This phenomenon is seen in cities around the world. As a result, fintechs are now the intense focus of once-dismissive incumbents as they contemplate their own futures and their relationships with a younger, tech-savvy generation largely dissatisfied with traditional institutions.
Propelled by the existence of large profit pools and dissatisfied consumers, these platform-based, data intensive and capital light businesses have ushered in an astounding technological shift.
Faster than ever before, ideas can now go from whiteboard to proof-of-concept with unlimited potential.
To larger organisations, this 'fail fast' approach is cultural anathema and one of their main vulnerabilities. But venture capital funds (or VCs) are recognising the value to be had in fintechs.
Follow the money
Over the past five years, there has been a five-fold increase in the number of fintech start-up companies in Australia, with $856 million invested in the sector in 2016 compared to $67 million in 2012 according to a KPMG report.
Most of this money has gone into the payments, lending and wealthtech sectors. As Christmas approaches and a new year looms, it may be time to ponder what this means looking forward.
Following the money, below are the top three fintech trends likely to emerge in these key areas as we look to what’s ahead for fintech.
The low-hanging fruit of finance, the payments space is ripe for fintech disruption. We will see an increasing demand for faster, more convenient and accessible finance and payment services embedded into people’s lifestyle and experiences.
The cashless society is very likely to happen. With Millennials driving big changes, the prevalence of mobile-based apps, social media and engagement-based rewards programs will play an even bigger role than ever before.
Already WeChat (the Chinese social media mobile app), for example, boasts close to a billion users and has become a mammoth e-commerce and peer-to-peer payments platform. One to watch out for is payments app Venmo, which is big in the US and soon to be in Australia.
The imminent release of the New Payments Platform (NPP) in Australia will further enhance the development of major infrastructure to support innovation for non-bank players in this area.
The NPP is a new national, open access infrastructure that intends to provide consumers, businesses and government departments with a secure and efficient platform to make fast, versatile and data-rich payments to meet the evolving needs of a 24/7 digital economy.
Consumer lending has also benefited from advances in machine learning and the deployment of more sophisticated algorithms.
Smarter and broader credit scoring methodologies and decisioning techniques that rely on hundreds of credit inputs to make a loan assessment (rather than just your balance sheet or credit score) are opening up lending opportunities for credit-worthy borrowers in previously underserviced markets.
Combined with richer personal finance tools with predictive and contextual suggestions (think Amazon-style cross-selling or upselling of related financial products you qualify for), lending is seeing its greatest overhaul since the introduction of the credit card.

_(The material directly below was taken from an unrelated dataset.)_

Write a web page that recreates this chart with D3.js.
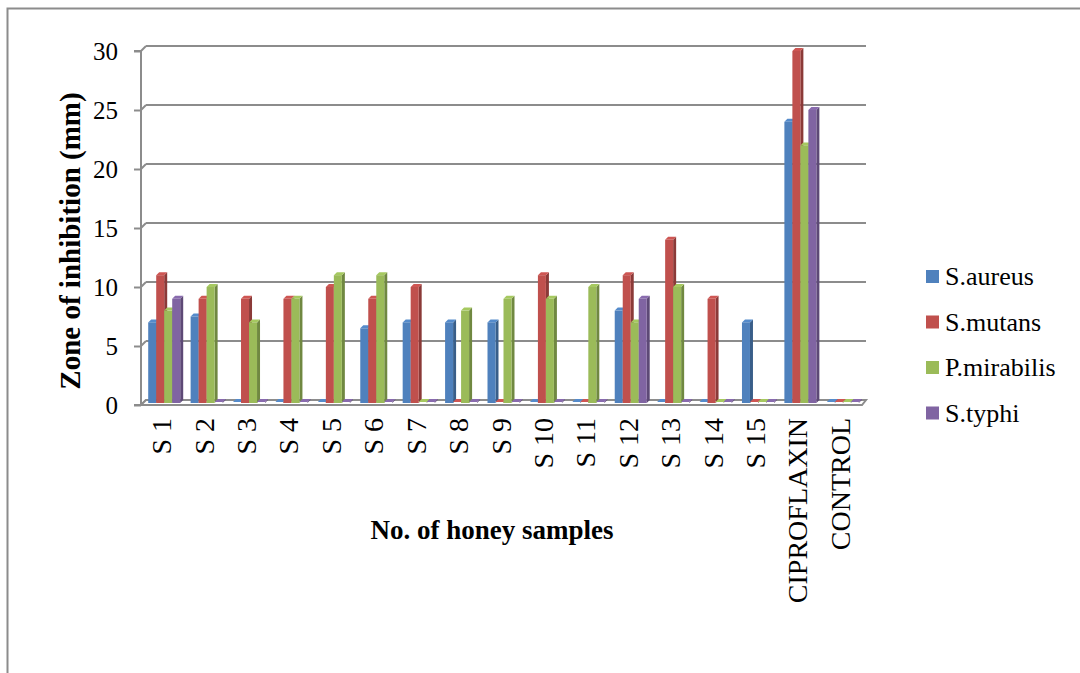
<!DOCTYPE html>
<html><head><meta charset="utf-8">
<script src="https://cdnjs.cloudflare.com/ajax/libs/d3/7.8.5/d3.min.js"></script>
<style>body{margin:0;background:#fff}svg{display:block}</style>
</head><body>
<script>
const categories = ["S 1","S 2","S 3","S 4","S 5","S 6","S 7","S 8","S 9","S 10","S 11","S 12","S 13","S 14","S 15","CIPROFLAXIN","CONTROL"];
const seriesNames = ["S.aureus","S.mutans","P.mirabilis","S.typhi"];
const saureus   = [7,7.5,0,0,0,6.5,7,7,7,0,0,8,0,0,7,24,0];
const smutans   = [11,9,9,9,10,9,10,0,0,11,0,11,14,9,0,30,0];
const pmirabilis= [8,10,7,9,11,11,0,8,9,9,10,7,10,0,0,22,0];
const styphi    = [9,0,0,0,0,0,0,0,0,0,0,9,0,0,0,25,0];
const yTicks = [0,5,10,15,20,25,30];
const colors = ["#4F81BD","#C0504D","#9BBB59","#8064A2"];
const series = [saureus, smutans, pmirabilis, styphi];

const W=1080,H=673;
const svg=d3.select("body").append("svg").attr("width",W).attr("height",H);
const font="'Liberation Serif','Times New Roman',serif";

// outer border
svg.append("rect").attr("x",7.5).attr("y",8.5).attr("width",W+10).attr("height",H+10)
  .attr("fill","none").attr("stroke","#8c8c8c").attr("stroke-width",2);

const dx=5, dy=-5; // depth offset
const y=d3.scaleLinear().domain([0,30]).range([405,51]);
const x=d3.scaleBand().domain(categories).range([141,862]);

// gridlines (back wall)
svg.append("g").selectAll("line").data(yTicks).join("line")
  .attr("x1",141+dx).attr("x2",866)
  .attr("y1",d=>y(d)+dy).attr("y2",d=>y(d)+dy)
  .attr("stroke","#8c8c8c").attr("stroke-width",2);
// tick diagonals
svg.append("g").selectAll("line").data(yTicks).join("line")
  .attr("x1",141).attr("x2",141+dx).attr("y1",d=>y(d)).attr("y2",d=>y(d)+dy)
  .attr("stroke","#8c8c8c").attr("stroke-width",2);
// floor
svg.append("path")
  .attr("d",`M141,${y(0)}L862,${y(0)}L866,${y(0)+dy}L${141+dx},${y(0)+dy}Z`)
  .attr("fill","#fff").attr("stroke","#8c8c8c").attr("stroke-width",2);
// y axis
const yAxis=d3.axisLeft(y).tickValues(yTicks).tickSize(7).tickPadding(16);
const ga=svg.append("g").attr("transform","translate(141,0)").call(yAxis);
ga.select(".domain").attr("stroke","#8c8c8c").attr("stroke-width",2).attr("d",`M-7,${y(30)}H0V${y(0)}`);
ga.selectAll(".tick line").attr("stroke","#8c8c8c").attr("stroke-width",2);
ga.selectAll("text").attr("font-family",font).attr("font-size",25).attr("fill","#000");
// x axis line front
svg.append("line").attr("x1",134).attr("x2",862).attr("y1",y(0)).attr("y2",y(0))
  .attr("stroke","#8c8c8c").attr("stroke-width",2);

// bars
const bw=8, sd=3;
const bars=svg.append("g");
categories.forEach((c,i)=>{
  series.forEach((s,j)=>{
    const v=s[i];
    const x0=x(c)+x.bandwidth()/2-16+2+j*bw;
    const base=y(0)-2;
    let top=y(v);
    if(v===0) top=base-1;
    const col=d3.color(colors[j]);
    const g=bars.append("g");
    g.append("path").attr("d",`M${x0+bw},${base}L${x0+bw+sd},${base-sd}L${x0+bw+sd},${top-sd}L${x0+bw},${top}Z`)
      .attr("fill",col.darker(0.9));
    g.append("path").attr("d",`M${x0},${top}L${x0+sd},${top-sd}L${x0+bw+sd},${top-sd}L${x0+bw},${top}Z`)
      .attr("fill",col.brighter(0.2));
    if(v>0) g.append("rect").attr("x",x0).attr("y",top).attr("width",bw).attr("height",base-top)
      .attr("fill",colors[j]);
  });
});

// x tick labels
svg.append("g").selectAll("text").data(categories).join("text")
  .attr("transform",d=>`translate(${x(d)+x.bandwidth()/2+9},418) rotate(-90)`)
  .attr("text-anchor","end").attr("font-family",font).attr("font-size",28).text(d=>d);

// axis titles
svg.append("text").attr("x",492).attr("y",539).attr("text-anchor","middle")
  .attr("font-family",font).attr("font-size",27).attr("font-weight","bold").text("No. of honey samples");
svg.append("text").attr("transform","translate(80,241) rotate(-90)").attr("text-anchor","middle")
  .attr("font-family",font).attr("font-size",29).attr("font-weight","bold").text("Zone of inhibition (mm)");

// legend
const lg=svg.append("g").selectAll("g").data(seriesNames).join("g")
  .attr("transform",(d,i)=>`translate(926,${277+i*45.5})`);
lg.append("rect").attr("x",0).attr("y",-7).attr("width",13).attr("height",13).attr("fill",(d,i)=>colors[i]);
lg.append("text").attr("x",19).attr("y",8).attr("font-family",font).attr("font-size",26).text(d=>d);
</script>
</body></html>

Watch this space!
The rise of robo-advisers that turn big data into meaningful information for the individual investor, is also a direct result of the evolution in artificial intelligence and neural networks.
Financial intermediaries like brokers and financial advisers could soon become endangered species, as nimble fintechs crunch the big data that large financial services companies typically provided to their clients in exchange for big fees.

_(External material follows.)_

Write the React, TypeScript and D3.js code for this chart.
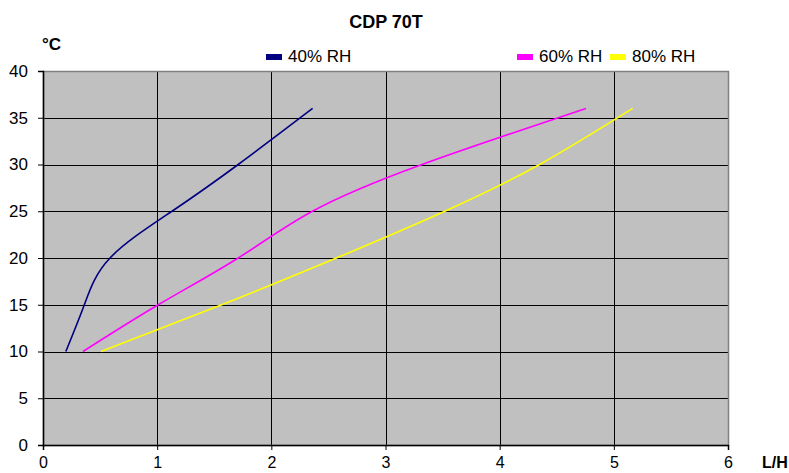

This could be especially true of Australia, whose capital structure and gigantic pool of superannuation funds is one of the largest in the world and largely controlled by financial intermediaries. Remember, big profit pools.
Others to watch for
Apart from these three key areas, the money is also flowing to regtech, a key area where industry experts believe Australia has the potential to lead the world.
Together with blockchain, more than 90 start-ups in Australia (of the 579 companies today), are actively exploring this field. As the pace of technology and innovation has intensified, the need for transaction security and fraud detection has also increased.
The rise of regtech is a reflection of the substantial regulatory and cost burden this has created for financial institutions, as well as policy makers and regulators to effectively manage risk, compliance and transparency.
Of course, blockchain will continue making a lot of noise, but how quickly the technology will become ubiquitous is a source of speculation.
In a world wired for speed where redundant middlemen are being made obsolete, blockchain eliminates the need for an intermediary that typically handles the many steps involved in the authentication, confirmation, validation, settlement and record-keeping of any type of transaction, be it transfer of funds, contracts or assets.
Blockchain makes this process much more efficient and transparent, ultimately saving time and money. Lots of money.
While the technology’s potential is limitless, the future still looks hazy. The ecosystem will need to reach a consensus on standards of application before moving the technology out of experimental skunk works and into the real world.
Once past the stage of self-interest where companies have jockeyed for competitive advantage, blockchain may become ubiquitous – but we won’t even get close before Christmas.
As we move into 2018, there will be more interesting collaborations and partnerships around these trends – the emerging technological changes are engendering not so much a winner takes all approach, but rather symbiotic opportunities for different players to assess strengths and weaknesses and choose the best partners.
Some are referring to this process as 'Fintegration': a game of musical chairs in a bid to remain competitive and keep pace with emerging innovations before the music stops.
Clayton Howes is the chief executive of MoneyMe Financial Group.